UAD is not an enough hard game to force player in a very disciplined way.
Keeping it s a good guideline
I tend to launch a war against them, grab about half the Caribbean before they show up, then make peace, wait until they go away, provoke another war, grab the rest, then make peace again.
Then once they get into a scrap with another big power or two and lose most of their merchant navy and are running around dealing with unrest, I go big and just eat them. Assuming the timing is convenient with whatever other machinations I'm up to.

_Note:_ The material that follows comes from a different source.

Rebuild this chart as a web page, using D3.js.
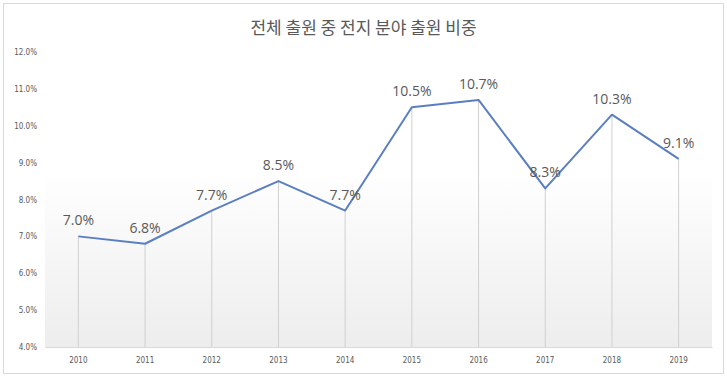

If you get that rare game where the UK *doesn't* get its economy flattened by transport losses, you have continue the pattern of taking their valuable territory opportunistically then spamming peace offers until they go away, unless your economy is big enough to force-on-force them. Be careful with that, though, UK tech tends to be very good. Their BB towers in particular tend to make their pre-dreadnoughts quite uncomfortably accurate, or at least that's been my experience.
On the subject of the UK, I said that I'd ideally like to play the game in a quasi-historical fashion. That said, how do I actually manage to get them to stick to an alliance?
Actually, on that subject, what are the benefits of an alliance and ate they worth it? To me, it seems like the AI breaks alliances only a month or two after making them. That's annoying, but it's much, MUCH more annoying when they do it after you've paid them the obscene amount of money that they asked for in the first place.